■ Exercise prompt: Locate the word "this" in the entries below, then gather every line that holds it.

■ Data extract:

=-=-=-=-=

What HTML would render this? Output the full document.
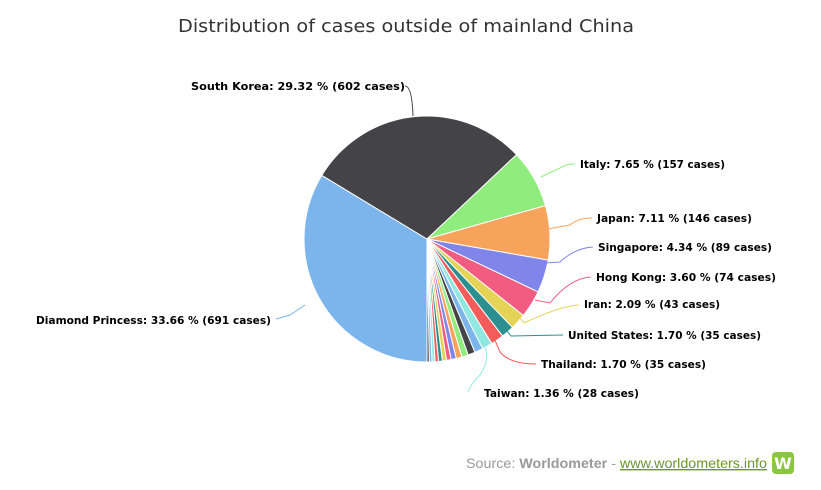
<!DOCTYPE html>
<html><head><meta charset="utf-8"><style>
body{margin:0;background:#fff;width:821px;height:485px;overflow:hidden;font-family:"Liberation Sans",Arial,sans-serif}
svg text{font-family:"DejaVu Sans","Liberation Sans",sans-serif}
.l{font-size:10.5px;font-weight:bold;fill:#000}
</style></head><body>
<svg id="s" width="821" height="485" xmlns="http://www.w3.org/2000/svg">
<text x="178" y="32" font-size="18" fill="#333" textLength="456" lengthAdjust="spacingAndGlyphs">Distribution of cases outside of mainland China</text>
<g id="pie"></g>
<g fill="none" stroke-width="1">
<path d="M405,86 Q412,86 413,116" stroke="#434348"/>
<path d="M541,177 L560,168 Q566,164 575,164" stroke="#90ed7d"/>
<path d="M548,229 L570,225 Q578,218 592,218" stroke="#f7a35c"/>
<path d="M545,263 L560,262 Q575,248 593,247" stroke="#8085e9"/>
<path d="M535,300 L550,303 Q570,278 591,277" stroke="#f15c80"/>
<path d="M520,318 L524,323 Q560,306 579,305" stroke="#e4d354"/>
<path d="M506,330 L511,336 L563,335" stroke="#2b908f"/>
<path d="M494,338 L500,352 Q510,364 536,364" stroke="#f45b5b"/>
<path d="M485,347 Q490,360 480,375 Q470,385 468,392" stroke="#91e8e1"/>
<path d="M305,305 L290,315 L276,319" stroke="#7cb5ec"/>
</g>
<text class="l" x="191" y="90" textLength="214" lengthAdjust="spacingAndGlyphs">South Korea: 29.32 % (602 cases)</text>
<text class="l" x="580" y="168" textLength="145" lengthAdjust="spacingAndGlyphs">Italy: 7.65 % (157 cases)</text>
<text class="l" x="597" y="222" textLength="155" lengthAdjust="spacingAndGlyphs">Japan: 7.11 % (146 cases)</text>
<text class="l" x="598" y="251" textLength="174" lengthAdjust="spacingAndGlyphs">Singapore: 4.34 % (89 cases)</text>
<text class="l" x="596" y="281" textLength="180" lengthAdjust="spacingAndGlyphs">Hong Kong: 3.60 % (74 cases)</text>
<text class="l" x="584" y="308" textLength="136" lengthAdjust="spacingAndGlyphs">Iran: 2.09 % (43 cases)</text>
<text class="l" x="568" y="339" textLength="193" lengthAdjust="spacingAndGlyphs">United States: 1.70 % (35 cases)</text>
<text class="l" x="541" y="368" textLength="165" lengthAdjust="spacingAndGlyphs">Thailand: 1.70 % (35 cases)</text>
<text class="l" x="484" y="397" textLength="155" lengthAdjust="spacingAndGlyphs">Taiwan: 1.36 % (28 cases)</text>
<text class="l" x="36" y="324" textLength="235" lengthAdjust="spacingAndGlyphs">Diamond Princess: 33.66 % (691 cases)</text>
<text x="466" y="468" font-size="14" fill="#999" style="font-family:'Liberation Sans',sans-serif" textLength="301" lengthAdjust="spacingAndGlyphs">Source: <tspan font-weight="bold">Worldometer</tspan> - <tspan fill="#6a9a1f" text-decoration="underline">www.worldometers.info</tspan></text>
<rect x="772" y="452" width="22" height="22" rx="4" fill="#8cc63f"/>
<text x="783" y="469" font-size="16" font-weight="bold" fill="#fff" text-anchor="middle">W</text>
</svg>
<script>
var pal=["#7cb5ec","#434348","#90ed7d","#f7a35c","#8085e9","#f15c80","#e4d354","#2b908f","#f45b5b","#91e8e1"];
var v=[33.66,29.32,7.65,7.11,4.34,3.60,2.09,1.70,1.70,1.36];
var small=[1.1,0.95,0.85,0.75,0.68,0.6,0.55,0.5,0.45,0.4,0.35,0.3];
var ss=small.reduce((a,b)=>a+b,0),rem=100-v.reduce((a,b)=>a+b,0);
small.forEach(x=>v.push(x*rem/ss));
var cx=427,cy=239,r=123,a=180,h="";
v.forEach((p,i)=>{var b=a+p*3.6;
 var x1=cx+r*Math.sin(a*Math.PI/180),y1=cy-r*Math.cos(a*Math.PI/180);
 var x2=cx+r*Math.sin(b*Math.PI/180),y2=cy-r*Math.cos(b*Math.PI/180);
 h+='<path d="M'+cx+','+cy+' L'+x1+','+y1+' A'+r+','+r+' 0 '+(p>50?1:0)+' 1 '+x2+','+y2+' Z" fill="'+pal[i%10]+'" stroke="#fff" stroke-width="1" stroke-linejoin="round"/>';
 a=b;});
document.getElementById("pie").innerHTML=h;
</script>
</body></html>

=-=-=-=-=

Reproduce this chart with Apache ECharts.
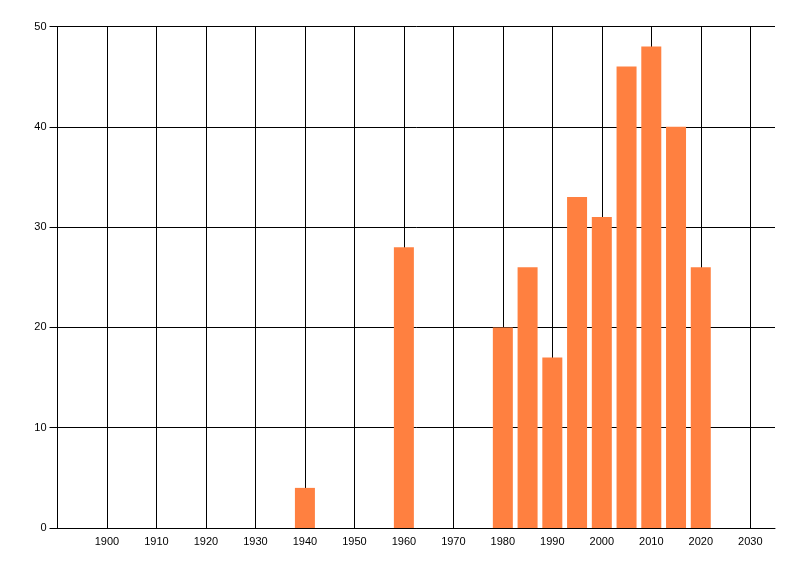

=-=-=-=-=

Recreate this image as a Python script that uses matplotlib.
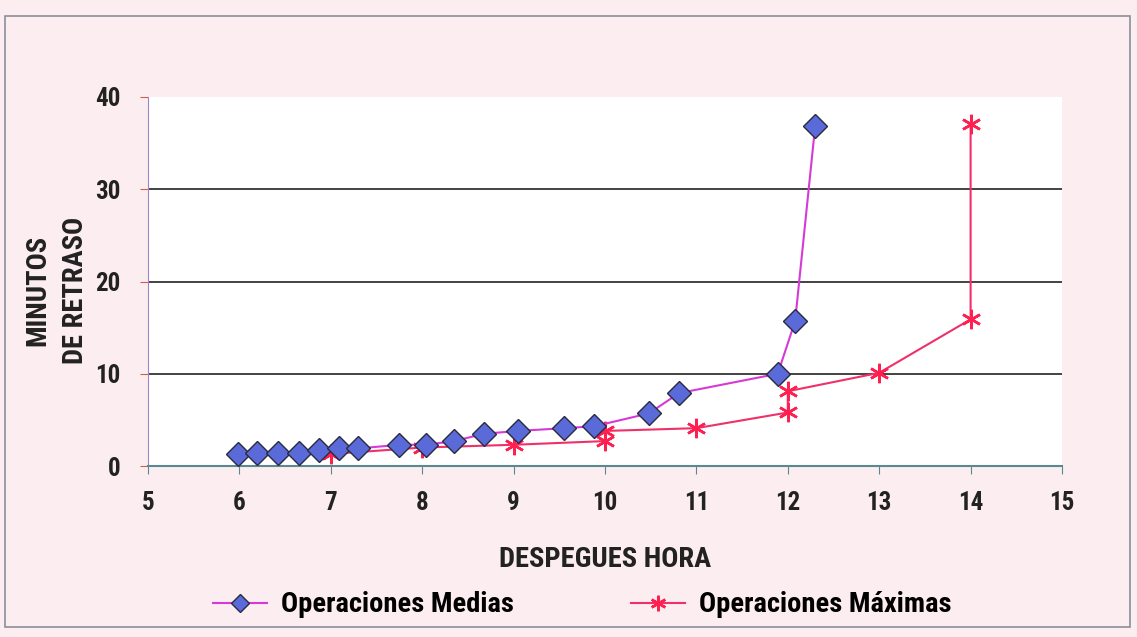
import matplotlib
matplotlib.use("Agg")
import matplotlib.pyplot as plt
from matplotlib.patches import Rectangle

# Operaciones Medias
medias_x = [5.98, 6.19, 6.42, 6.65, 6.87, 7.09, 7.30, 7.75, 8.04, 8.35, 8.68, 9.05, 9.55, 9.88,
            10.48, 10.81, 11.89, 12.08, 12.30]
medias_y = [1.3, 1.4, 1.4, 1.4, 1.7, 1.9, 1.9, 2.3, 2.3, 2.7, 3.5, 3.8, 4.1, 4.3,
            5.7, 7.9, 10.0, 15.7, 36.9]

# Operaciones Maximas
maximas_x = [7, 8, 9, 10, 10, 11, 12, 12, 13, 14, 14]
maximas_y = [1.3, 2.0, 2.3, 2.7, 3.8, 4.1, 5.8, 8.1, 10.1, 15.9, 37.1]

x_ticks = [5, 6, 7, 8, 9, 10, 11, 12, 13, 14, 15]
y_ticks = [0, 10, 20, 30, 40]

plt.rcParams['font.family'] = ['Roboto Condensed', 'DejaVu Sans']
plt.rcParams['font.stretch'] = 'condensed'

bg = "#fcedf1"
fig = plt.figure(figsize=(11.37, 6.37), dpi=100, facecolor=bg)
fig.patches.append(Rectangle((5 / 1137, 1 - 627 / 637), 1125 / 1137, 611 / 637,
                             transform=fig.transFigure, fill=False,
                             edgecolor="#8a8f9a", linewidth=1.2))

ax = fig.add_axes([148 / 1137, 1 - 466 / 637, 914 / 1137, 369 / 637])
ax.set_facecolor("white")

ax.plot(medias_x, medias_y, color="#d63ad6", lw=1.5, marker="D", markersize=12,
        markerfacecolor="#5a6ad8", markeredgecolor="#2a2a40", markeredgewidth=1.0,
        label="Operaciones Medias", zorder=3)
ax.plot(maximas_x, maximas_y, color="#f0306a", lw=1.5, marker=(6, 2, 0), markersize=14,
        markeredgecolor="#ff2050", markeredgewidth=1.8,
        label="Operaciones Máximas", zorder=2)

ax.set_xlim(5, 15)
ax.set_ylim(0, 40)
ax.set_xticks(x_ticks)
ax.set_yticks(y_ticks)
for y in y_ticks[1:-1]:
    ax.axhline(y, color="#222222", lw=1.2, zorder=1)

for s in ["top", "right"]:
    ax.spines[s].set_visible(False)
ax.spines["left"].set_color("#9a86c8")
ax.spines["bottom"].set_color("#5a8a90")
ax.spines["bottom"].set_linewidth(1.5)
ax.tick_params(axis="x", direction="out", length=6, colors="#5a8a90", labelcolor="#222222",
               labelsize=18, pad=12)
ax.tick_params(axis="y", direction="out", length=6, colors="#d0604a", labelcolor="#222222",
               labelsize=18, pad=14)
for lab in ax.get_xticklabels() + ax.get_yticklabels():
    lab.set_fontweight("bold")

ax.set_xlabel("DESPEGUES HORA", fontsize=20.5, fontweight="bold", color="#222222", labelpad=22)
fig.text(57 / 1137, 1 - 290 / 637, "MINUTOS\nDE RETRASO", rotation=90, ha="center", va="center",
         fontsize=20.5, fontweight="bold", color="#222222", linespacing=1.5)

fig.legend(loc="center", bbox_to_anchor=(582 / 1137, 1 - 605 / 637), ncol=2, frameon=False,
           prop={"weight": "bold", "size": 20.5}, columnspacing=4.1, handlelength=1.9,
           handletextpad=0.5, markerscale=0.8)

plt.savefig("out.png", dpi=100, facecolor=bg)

=-=-=-=-=

■ Task answer:
What HTML would render this? Output the full document.
Reproduce this chart with Apache ECharts.
Recreate this image as a Python script that uses matplotlib.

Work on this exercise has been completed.